Christmas In July: Some hawthorns these past two weeks are sporting little orange sherbet-colored aecial spore masses of the cedar quince rust fungus (Gymnosporangium clavipes), pushing out from the haws. I am receiving many calls about this and, Frits Rizor, the Executive Director of the Ohio Nursery and Landscape Association, even sent me a text and image the other day – we are all plant pathologists!
Colorful and attractive Christmas ornaments on the tree, except. Except for our realization that the millions of spores from these fruits might be tracked into a customer’s house. Except for us knowing that apple growers (apples are also a host for this fungus) must spray in the spring to keep this fungus off the fruits which otherwise we would not buy. Except if we are nurserymen who need to protect their specialty junipers from being infected by this fungus and potentially ruining their crop a year and a half later. Except if you are a landscaper who has a hawthorn turn from an ornamental asset to a liability as affected twigs die and make the tree unsightly.
This fungus takes a wild almost two-year ride, back and forth between junipers (eastern red cedar) and plants in the rose family such as apple, hawthorn, and quince (rosaceous hosts). Unlike its cousins, Gymnosporangium juniper-virginianae that causes cedar apple rust and Gymnosporangium globosum that causes cedar hawthorn rust, the cedar quince rust fungus does not typically cause orange to reddish orange lesions on the upper leaf surfaces and aecial pustules on lower leaf surfaces of the rosaceous host leaves. Rather G, clavipes has masses of aeciospores emerge from the fruits and from cankered areas on stems of their host plant.

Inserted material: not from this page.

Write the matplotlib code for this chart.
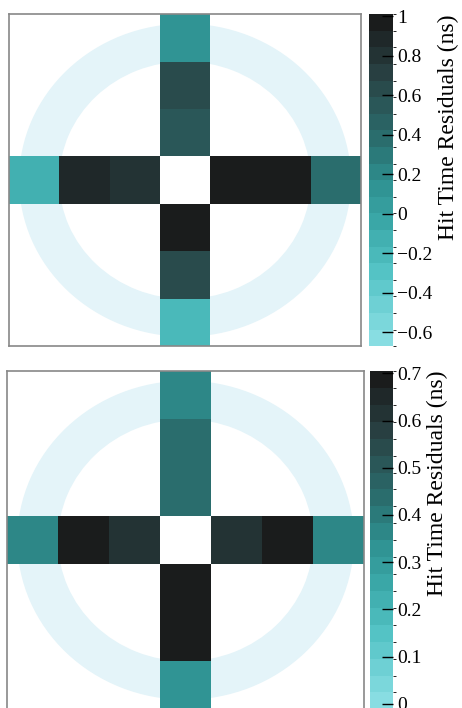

What to do now? It is too late to spray to prevent infection of hawthorns by fungal spores arriving from junipers in spring. The spores on the hawthorns now will not re-infect the rosaceous hosts, so sprays on the hawthorns now are beside the point. Most will not want to spray junipers to stop infections from spores arriving from the hawthorns in coming months, but that nurseryman might: disease is in the eye of the beholder in terms of how important this problem is to a particular horticulturist. You can decide not to plant junipers near rosaceous hosts. And…you can learn more about cedar quince rust and diseases, about insect and mite problems, about the best horticultural practices and about new and trusted plants…at all the fall and winter and then spring programs available to the green industry and other plant lovers.
So, to reinforce this message about cedar quince rust and about educational opportunity, and to highlight the Ohio Turfgrass Foundation’s Brian Laurent and his video stylings, check out this video about cedar quince rust near Powell, Ohio and the OTF Conference and Show & The Ohio State University Green Industry Short Course on December 5-8, 2016. Check it out at:
Now that you have watched the video - here is one last bonus. While Brian and I were taping and I was taking pictures of the hawthorn tree, I noted another biological phenomenon: woolly apple aphids (Eriosoma lanigerum), which spend part of their life on the rosaceous plant roots, now sucking sap from stems of these hawthorns, then after they had their fill, their excretions were used by ants that farm the aphids. Nature, man oh man.